**** SUPPLIED DATA ****

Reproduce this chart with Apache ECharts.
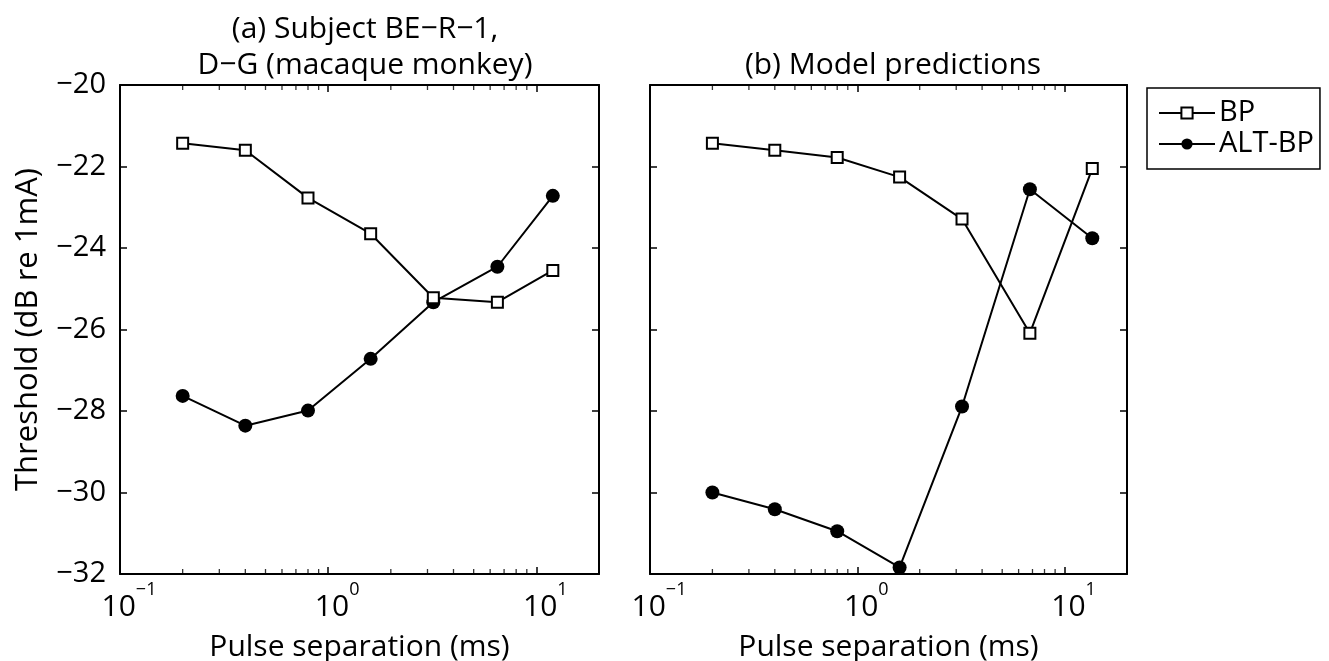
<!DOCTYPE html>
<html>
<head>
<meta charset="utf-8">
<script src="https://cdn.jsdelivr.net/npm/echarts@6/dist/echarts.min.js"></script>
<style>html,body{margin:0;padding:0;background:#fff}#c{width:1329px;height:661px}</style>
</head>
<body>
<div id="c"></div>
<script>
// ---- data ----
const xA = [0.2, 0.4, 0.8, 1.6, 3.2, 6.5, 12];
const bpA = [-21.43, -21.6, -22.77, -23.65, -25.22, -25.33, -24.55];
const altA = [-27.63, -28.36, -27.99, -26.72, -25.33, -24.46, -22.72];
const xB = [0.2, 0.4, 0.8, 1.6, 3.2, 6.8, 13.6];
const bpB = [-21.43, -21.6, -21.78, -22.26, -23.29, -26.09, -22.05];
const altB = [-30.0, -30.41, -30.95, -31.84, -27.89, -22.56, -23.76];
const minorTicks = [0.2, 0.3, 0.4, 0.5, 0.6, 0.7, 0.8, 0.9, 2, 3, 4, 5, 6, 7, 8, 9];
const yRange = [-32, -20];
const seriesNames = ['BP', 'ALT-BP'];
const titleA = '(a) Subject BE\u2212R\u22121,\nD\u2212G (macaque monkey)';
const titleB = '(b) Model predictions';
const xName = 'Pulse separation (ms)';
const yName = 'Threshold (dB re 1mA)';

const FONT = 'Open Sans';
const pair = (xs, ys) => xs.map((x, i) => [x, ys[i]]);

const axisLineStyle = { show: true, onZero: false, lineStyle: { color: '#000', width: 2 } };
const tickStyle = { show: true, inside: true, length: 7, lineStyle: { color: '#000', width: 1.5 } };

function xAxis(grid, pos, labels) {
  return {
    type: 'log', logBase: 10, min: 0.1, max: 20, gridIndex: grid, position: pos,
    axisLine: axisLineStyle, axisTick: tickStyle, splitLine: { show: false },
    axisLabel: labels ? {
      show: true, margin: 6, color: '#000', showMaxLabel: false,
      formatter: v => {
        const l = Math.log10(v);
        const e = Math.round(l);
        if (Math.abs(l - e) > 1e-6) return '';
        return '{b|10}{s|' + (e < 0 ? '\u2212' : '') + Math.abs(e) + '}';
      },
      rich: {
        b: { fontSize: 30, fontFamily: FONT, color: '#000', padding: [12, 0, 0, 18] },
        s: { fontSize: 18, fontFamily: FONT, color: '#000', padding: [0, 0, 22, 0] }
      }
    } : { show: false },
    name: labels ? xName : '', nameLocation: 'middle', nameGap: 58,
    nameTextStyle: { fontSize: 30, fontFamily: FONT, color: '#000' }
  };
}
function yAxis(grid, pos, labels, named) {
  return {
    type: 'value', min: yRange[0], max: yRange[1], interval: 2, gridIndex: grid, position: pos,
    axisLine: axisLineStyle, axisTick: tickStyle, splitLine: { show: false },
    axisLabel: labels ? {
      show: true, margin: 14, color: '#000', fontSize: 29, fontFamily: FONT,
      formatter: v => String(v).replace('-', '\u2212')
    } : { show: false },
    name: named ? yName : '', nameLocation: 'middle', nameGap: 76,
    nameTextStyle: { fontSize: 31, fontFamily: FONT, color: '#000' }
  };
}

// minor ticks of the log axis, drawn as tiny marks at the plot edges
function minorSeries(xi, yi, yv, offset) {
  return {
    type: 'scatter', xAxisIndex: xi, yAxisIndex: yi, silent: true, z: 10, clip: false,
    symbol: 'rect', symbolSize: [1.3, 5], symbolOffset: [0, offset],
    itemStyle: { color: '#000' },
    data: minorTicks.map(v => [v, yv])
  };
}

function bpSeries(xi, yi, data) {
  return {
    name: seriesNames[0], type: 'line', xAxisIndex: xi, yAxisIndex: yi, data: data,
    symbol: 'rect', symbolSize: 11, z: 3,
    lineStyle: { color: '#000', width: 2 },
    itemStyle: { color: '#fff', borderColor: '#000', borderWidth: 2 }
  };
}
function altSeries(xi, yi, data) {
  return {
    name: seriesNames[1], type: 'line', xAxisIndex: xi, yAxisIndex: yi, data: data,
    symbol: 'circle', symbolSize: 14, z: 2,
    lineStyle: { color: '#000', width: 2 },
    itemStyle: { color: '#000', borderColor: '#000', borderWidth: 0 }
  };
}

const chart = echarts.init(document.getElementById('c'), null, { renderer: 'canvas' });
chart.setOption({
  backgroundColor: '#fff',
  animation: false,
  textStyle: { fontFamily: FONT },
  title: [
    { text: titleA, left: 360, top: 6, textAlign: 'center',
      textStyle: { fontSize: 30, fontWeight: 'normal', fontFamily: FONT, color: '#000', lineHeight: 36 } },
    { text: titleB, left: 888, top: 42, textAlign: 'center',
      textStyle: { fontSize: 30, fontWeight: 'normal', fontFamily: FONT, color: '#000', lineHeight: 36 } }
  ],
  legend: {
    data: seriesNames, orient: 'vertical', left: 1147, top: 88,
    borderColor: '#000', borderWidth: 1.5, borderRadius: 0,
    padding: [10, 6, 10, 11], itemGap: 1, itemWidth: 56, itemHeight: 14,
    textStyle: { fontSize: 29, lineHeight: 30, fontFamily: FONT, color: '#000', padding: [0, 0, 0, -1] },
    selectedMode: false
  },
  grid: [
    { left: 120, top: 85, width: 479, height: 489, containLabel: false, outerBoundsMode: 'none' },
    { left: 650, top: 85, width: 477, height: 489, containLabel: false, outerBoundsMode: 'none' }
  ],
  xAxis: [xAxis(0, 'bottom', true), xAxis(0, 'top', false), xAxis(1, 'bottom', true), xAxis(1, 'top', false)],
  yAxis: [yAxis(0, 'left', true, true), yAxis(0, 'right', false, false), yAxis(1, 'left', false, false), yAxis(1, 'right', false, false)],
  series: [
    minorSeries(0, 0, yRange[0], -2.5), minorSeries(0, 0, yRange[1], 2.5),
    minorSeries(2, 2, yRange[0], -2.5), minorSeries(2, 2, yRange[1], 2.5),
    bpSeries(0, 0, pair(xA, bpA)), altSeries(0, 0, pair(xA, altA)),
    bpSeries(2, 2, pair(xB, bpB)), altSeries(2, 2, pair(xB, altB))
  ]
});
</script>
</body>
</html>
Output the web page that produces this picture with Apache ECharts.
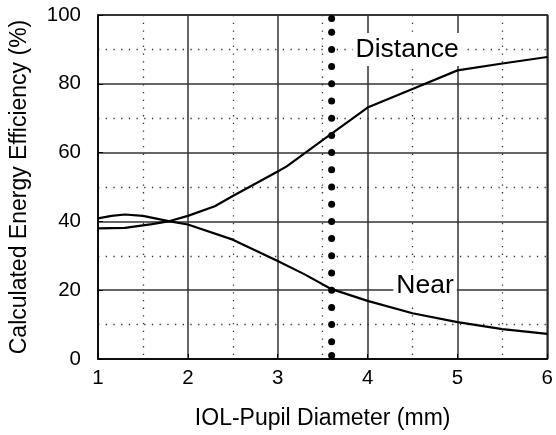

****

▶ _WHAT YOU NEED TO DO_
Reproduce the records verbatim, omitting all images they contain.

▶ _RESPONSE_
Reproduce this chart with Apache ECharts.
<!DOCTYPE html>
<html>
<head>
<meta charset="utf-8">
<script src="https://cdn.jsdelivr.net/npm/echarts@6/dist/echarts.min.js"></script>
<style>html,body{margin:0;padding:0;background:#fff}#c{width:1329px;height:661px}</style>
</head>
<body>
<div id="c"></div>
<script>
// ---- data ----
const xA = [0.2, 0.4, 0.8, 1.6, 3.2, 6.5, 12];
const bpA = [-21.43, -21.6, -22.77, -23.65, -25.22, -25.33, -24.55];
const altA = [-27.63, -28.36, -27.99, -26.72, -25.33, -24.46, -22.72];
const xB = [0.2, 0.4, 0.8, 1.6, 3.2, 6.8, 13.6];
const bpB = [-21.43, -21.6, -21.78, -22.26, -23.29, -26.09, -22.05];
const altB = [-30.0, -30.41, -30.95, -31.84, -27.89, -22.56, -23.76];
const minorTicks = [0.2, 0.3, 0.4, 0.5, 0.6, 0.7, 0.8, 0.9, 2, 3, 4, 5, 6, 7, 8, 9];
const yRange = [-32, -20];
const seriesNames = ['BP', 'ALT-BP'];
const titleA = '(a) Subject BE\u2212R\u22121,\nD\u2212G (macaque monkey)';
const titleB = '(b) Model predictions';
const xName = 'Pulse separation (ms)';
const yName = 'Threshold (dB re 1mA)';

const FONT = 'Open Sans';
const pair = (xs, ys) => xs.map((x, i) => [x, ys[i]]);

const axisLineStyle = { show: true, onZero: false, lineStyle: { color: '#000', width: 2 } };
const tickStyle = { show: true, inside: true, length: 7, lineStyle: { color: '#000', width: 1.5 } };

function xAxis(grid, pos, labels) {
  return {
    type: 'log', logBase: 10, min: 0.1, max: 20, gridIndex: grid, position: pos,
    axisLine: axisLineStyle, axisTick: tickStyle, splitLine: { show: false },
    axisLabel: labels ? {
      show: true, margin: 6, color: '#000', showMaxLabel: false,
      formatter: v => {
        const l = Math.log10(v);
        const e = Math.round(l);
        if (Math.abs(l - e) > 1e-6) return '';
        return '{b|10}{s|' + (e < 0 ? '\u2212' : '') + Math.abs(e) + '}';
      },
      rich: {
        b: { fontSize: 30, fontFamily: FONT, color: '#000', padding: [12, 0, 0, 18] },
        s: { fontSize: 18, fontFamily: FONT, color: '#000', padding: [0, 0, 22, 0] }
      }
    } : { show: false },
    name: labels ? xName : '', nameLocation: 'middle', nameGap: 58,
    nameTextStyle: { fontSize: 30, fontFamily: FONT, color: '#000' }
  };
}
function yAxis(grid, pos, labels, named) {
  return {
    type: 'value', min: yRange[0], max: yRange[1], interval: 2, gridIndex: grid, position: pos,
    axisLine: axisLineStyle, axisTick: tickStyle, splitLine: { show: false },
    axisLabel: labels ? {
      show: true, margin: 14, color: '#000', fontSize: 29, fontFamily: FONT,
      formatter: v => String(v).replace('-', '\u2212')
    } : { show: false },
    name: named ? yName : '', nameLocation: 'middle', nameGap: 76,
    nameTextStyle: { fontSize: 31, fontFamily: FONT, color: '#000' }
  };
}

// minor ticks of the log axis, drawn as tiny marks at the plot edges
function minorSeries(xi, yi, yv, offset) {
  return {
    type: 'scatter', xAxisIndex: xi, yAxisIndex: yi, silent: true, z: 10, clip: false,
    symbol: 'rect', symbolSize: [1.3, 5], symbolOffset: [0, offset],
    itemStyle: { color: '#000' },
    data: minorTicks.map(v => [v, yv])
  };
}

function bpSeries(xi, yi, data) {
  return {
    name: seriesNames[0], type: 'line', xAxisIndex: xi, yAxisIndex: yi, data: data,
    symbol: 'rect', symbolSize: 11, z: 3,
    lineStyle: { color: '#000', width: 2 },
    itemStyle: { color: '#fff', borderColor: '#000', borderWidth: 2 }
  };
}
function altSeries(xi, yi, data) {
  return {
    name: seriesNames[1], type: 'line', xAxisIndex: xi, yAxisIndex: yi, data: data,
    symbol: 'circle', symbolSize: 14, z: 2,
    lineStyle: { color: '#000', width: 2 },
    itemStyle: { color: '#000', borderColor: '#000', borderWidth: 0 }
  };
}

const chart = echarts.init(document.getElementById('c'), null, { renderer: 'canvas' });
chart.setOption({
  backgroundColor: '#fff',
  animation: false,
  textStyle: { fontFamily: FONT },
  title: [
    { text: titleA, left: 360, top: 6, textAlign: 'center',
      textStyle: { fontSize: 30, fontWeight: 'normal', fontFamily: FONT, color: '#000', lineHeight: 36 } },
    { text: titleB, left: 888, top: 42, textAlign: 'center',
      textStyle: { fontSize: 30, fontWeight: 'normal', fontFamily: FONT, color: '#000', lineHeight: 36 } }
  ],
  legend: {
    data: seriesNames, orient: 'vertical', left: 1147, top: 88,
    borderColor: '#000', borderWidth: 1.5, borderRadius: 0,
    padding: [10, 6, 10, 11], itemGap: 1, itemWidth: 56, itemHeight: 14,
    textStyle: { fontSize: 29, lineHeight: 30, fontFamily: FONT, color: '#000', padding: [0, 0, 0, -1] },
    selectedMode: false
  },
  grid: [
    { left: 120, top: 85, width: 479, height: 489, containLabel: false, outerBoundsMode: 'none' },
    { left: 650, top: 85, width: 477, height: 489, containLabel: false, outerBoundsMode: 'none' }
  ],
  xAxis: [xAxis(0, 'bottom', true), xAxis(0, 'top', false), xAxis(1, 'bottom', true), xAxis(1, 'top', false)],
  yAxis: [yAxis(0, 'left', true, true), yAxis(0, 'right', false, false), yAxis(1, 'left', false, false), yAxis(1, 'right', false, false)],
  series: [
    minorSeries(0, 0, yRange[0], -2.5), minorSeries(0, 0, yRange[1], 2.5),
    minorSeries(2, 2, yRange[0], -2.5), minorSeries(2, 2, yRange[1], 2.5),
    bpSeries(0, 0, pair(xA, bpA)), altSeries(0, 0, pair(xA, altA)),
    bpSeries(2, 2, pair(xB, bpB)), altSeries(2, 2, pair(xB, altB))
  ]
});
</script>
</body>
</html>
Output the web page that produces this picture with Apache ECharts.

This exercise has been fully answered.